Data section:
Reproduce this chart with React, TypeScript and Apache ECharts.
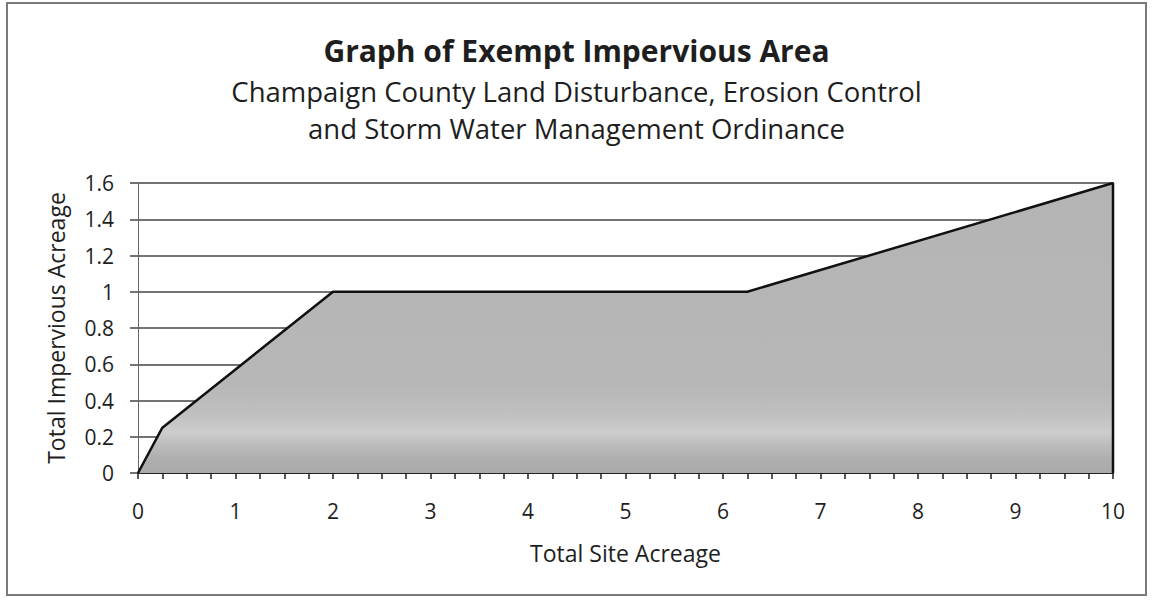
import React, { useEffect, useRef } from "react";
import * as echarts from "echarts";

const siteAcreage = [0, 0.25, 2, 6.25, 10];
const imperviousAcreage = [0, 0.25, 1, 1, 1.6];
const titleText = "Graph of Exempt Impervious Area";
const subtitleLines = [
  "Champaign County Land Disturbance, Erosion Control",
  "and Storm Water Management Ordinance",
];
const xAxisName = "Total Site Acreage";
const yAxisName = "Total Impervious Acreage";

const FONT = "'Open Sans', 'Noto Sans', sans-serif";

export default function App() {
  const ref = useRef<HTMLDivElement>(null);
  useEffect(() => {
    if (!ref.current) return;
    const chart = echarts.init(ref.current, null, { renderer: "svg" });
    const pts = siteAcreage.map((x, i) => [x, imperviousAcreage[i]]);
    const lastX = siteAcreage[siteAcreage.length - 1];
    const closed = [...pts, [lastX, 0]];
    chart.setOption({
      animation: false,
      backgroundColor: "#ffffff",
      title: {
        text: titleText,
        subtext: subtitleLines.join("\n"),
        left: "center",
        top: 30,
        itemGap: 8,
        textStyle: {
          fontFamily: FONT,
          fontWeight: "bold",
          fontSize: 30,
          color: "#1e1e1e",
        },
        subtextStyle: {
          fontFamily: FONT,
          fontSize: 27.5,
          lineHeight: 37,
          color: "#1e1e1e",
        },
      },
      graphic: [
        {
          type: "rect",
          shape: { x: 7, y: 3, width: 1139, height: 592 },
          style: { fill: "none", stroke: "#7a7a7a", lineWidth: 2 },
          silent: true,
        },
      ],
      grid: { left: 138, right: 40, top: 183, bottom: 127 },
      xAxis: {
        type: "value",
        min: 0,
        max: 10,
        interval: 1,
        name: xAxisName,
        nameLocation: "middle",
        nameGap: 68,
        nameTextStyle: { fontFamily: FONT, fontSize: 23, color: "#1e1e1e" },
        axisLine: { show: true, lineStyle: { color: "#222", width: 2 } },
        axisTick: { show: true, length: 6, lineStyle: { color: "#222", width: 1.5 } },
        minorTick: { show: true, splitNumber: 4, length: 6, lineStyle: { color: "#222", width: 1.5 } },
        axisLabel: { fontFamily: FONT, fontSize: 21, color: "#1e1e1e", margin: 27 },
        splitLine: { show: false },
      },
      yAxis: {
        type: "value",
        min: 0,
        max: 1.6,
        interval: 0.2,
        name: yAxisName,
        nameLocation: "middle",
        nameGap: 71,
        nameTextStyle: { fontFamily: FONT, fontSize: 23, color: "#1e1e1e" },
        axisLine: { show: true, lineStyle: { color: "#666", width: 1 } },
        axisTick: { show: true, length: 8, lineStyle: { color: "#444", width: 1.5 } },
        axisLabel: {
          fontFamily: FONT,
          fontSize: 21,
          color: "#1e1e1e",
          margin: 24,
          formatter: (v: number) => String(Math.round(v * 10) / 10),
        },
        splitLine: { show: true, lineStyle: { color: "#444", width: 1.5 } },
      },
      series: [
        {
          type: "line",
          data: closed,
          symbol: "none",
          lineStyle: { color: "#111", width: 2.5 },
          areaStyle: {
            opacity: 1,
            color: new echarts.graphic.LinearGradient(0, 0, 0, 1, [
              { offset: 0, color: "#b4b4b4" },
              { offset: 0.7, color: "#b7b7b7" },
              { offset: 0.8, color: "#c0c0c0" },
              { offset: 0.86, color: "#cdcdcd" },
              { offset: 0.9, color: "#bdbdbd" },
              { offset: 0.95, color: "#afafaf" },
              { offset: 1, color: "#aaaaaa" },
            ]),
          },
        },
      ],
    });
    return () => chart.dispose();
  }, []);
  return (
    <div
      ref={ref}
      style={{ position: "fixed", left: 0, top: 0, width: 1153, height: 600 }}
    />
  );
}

Directions for this task:
Copy the listing over exactly, skipping the pictures it holds.

Final answer:
Reproduce this chart with React, TypeScript and Apache ECharts.
import React, { useEffect, useRef } from "react";
import * as echarts from "echarts";

const siteAcreage = [0, 0.25, 2, 6.25, 10];
const imperviousAcreage = [0, 0.25, 1, 1, 1.6];
const titleText = "Graph of Exempt Impervious Area";
const subtitleLines = [
  "Champaign County Land Disturbance, Erosion Control",
  "and Storm Water Management Ordinance",
];
const xAxisName = "Total Site Acreage";
const yAxisName = "Total Impervious Acreage";

const FONT = "'Open Sans', 'Noto Sans', sans-serif";

export default function App() {
  const ref = useRef<HTMLDivElement>(null);
  useEffect(() => {
    if (!ref.current) return;
    const chart = echarts.init(ref.current, null, { renderer: "svg" });
    const pts = siteAcreage.map((x, i) => [x, imperviousAcreage[i]]);
    const lastX = siteAcreage[siteAcreage.length - 1];
    const closed = [...pts, [lastX, 0]];
    chart.setOption({
      animation: false,
      backgroundColor: "#ffffff",
      title: {
        text: titleText,
        subtext: subtitleLines.join("\n"),
        left: "center",
        top: 30,
        itemGap: 8,
        textStyle: {
          fontFamily: FONT,
          fontWeight: "bold",
          fontSize: 30,
          color: "#1e1e1e",
        },
        subtextStyle: {
          fontFamily: FONT,
          fontSize: 27.5,
          lineHeight: 37,
          color: "#1e1e1e",
        },
      },
      graphic: [
        {
          type: "rect",
          shape: { x: 7, y: 3, width: 1139, height: 592 },
          style: { fill: "none", stroke: "#7a7a7a", lineWidth: 2 },
          silent: true,
        },
      ],
      grid: { left: 138, right: 40, top: 183, bottom: 127 },
      xAxis: {
        type: "value",
        min: 0,
        max: 10,
        interval: 1,
        name: xAxisName,
        nameLocation: "middle",
        nameGap: 68,
        nameTextStyle: { fontFamily: FONT, fontSize: 23, color: "#1e1e1e" },
        axisLine: { show: true, lineStyle: { color: "#222", width: 2 } },
        axisTick: { show: true, length: 6, lineStyle: { color: "#222", width: 1.5 } },
        minorTick: { show: true, splitNumber: 4, length: 6, lineStyle: { color: "#222", width: 1.5 } },
        axisLabel: { fontFamily: FONT, fontSize: 21, color: "#1e1e1e", margin: 27 },
        splitLine: { show: false },
      },
      yAxis: {
        type: "value",
        min: 0,
        max: 1.6,
        interval: 0.2,
        name: yAxisName,
        nameLocation: "middle",
        nameGap: 71,
        nameTextStyle: { fontFamily: FONT, fontSize: 23, color: "#1e1e1e" },
        axisLine: { show: true, lineStyle: { color: "#666", width: 1 } },
        axisTick: { show: true, length: 8, lineStyle: { color: "#444", width: 1.5 } },
        axisLabel: {
          fontFamily: FONT,
          fontSize: 21,
          color: "#1e1e1e",
          margin: 24,
          formatter: (v: number) => String(Math.round(v * 10) / 10),
        },
        splitLine: { show: true, lineStyle: { color: "#444", width: 1.5 } },
      },
      series: [
        {
          type: "line",
          data: closed,
          symbol: "none",
          lineStyle: { color: "#111", width: 2.5 },
          areaStyle: {
            opacity: 1,
            color: new echarts.graphic.LinearGradient(0, 0, 0, 1, [
              { offset: 0, color: "#b4b4b4" },
              { offset: 0.7, color: "#b7b7b7" },
              { offset: 0.8, color: "#c0c0c0" },
              { offset: 0.86, color: "#cdcdcd" },
              { offset: 0.9, color: "#bdbdbd" },
              { offset: 0.95, color: "#afafaf" },
              { offset: 1, color: "#aaaaaa" },
            ]),
          },
        },
      ],
    });
    return () => chart.dispose();
  }, []);
  return (
    <div
      ref={ref}
      style={{ position: "fixed", left: 0, top: 0, width: 1153, height: 600 }}
    />
  );
}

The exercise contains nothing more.